Goodbye dining room set–this was actually the hardest for me to get rid of.  It wasn’t even a very nice table; it was big and clunky with a set of drawers around the bottom in the center you’d stub your toes on if you swung your legs.  The white wood was scarred to look antique-ish, and it was freakin’ heavy.  Somehow, though, that table represented home to me, a place family could gather around to share meals, the center piece of the kitchen where love is baked warm and gooey right out of the oven.

It’s odd I felt so strongly about the table.  Growing up, we never ate around it as a family.  My mom cooked, but it was not something I liked to do (still isn’t).  Yet this chunk of wood in all its magnitude represented stability.  After so much moving, I wanted nothing more than to settle down.

I’ve had to redefine my hopes for the future and my definition of what “home and family” mean to me.  Whether those adaptations came from wisdom or jadedness, new dreams or practicality, that table is no longer my idea of home and stability.  Who I keep company with was a good start.  My mom and I are best friends; I’ve had my experience of awful roommates (college dorms *shudder*).  Pets enrich the home because they enrich life; my cat would continue to bring me joy and delight no matter where we lived.  I still long for better things, but different things than I did before.

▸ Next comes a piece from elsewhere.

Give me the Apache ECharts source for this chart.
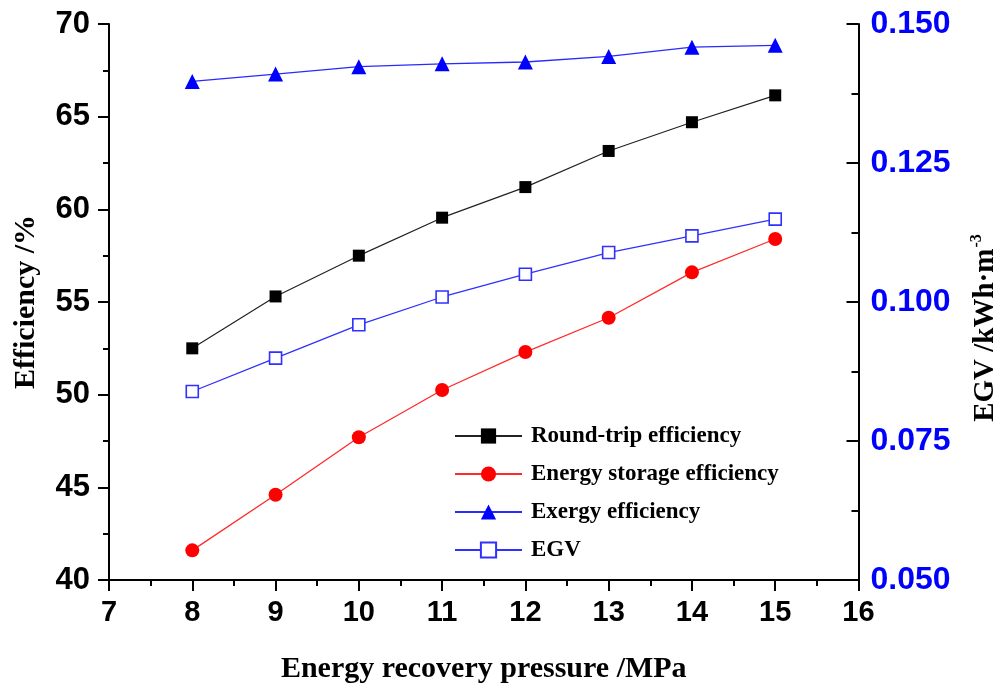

Have I kept you in suspense long enough about the propane torch?  Well, we had a mini one in our closet for the past ten years.  Three weeks ago we gave that away as well.  We’d never used it, so why keep it?  That’s how we proceeded with most of our downsizing, even though it was painful sometimes: “Do we *really* need this?”  “How often do we use it?”  We gave it to my uncle.  After much debate, he finally relented and took it, though he continued to insist that we would need it someday.  I scoffed.  Ten years we never used it.

Can you guess what happened five days later?  I had a need for a mini propane torch.  😛  That is when my uncle, in good fashion, said, “I told you so.”  So now I have a new propane torch and a use for it.  It seems to be the law of the universe that the things you have no use for, you’ll suddenly need once they’re no longer in your possession.

What have you given away only to regret it soon after?  Does this principle hold true for you?  Has it happened often enough you feel it’s best to save anything and everything for a rainy day?  Are you a pack-rat or do you refrain from holding on to stuff?

Have you ever had to part with something that broke your heart to do so?  What makes home for you?

I love hearing from you!  Also, if you’re looking for some summer reading, Phoenix Feather, a paranormal romance, is on sale at Smashwords for 50% off until July 31st!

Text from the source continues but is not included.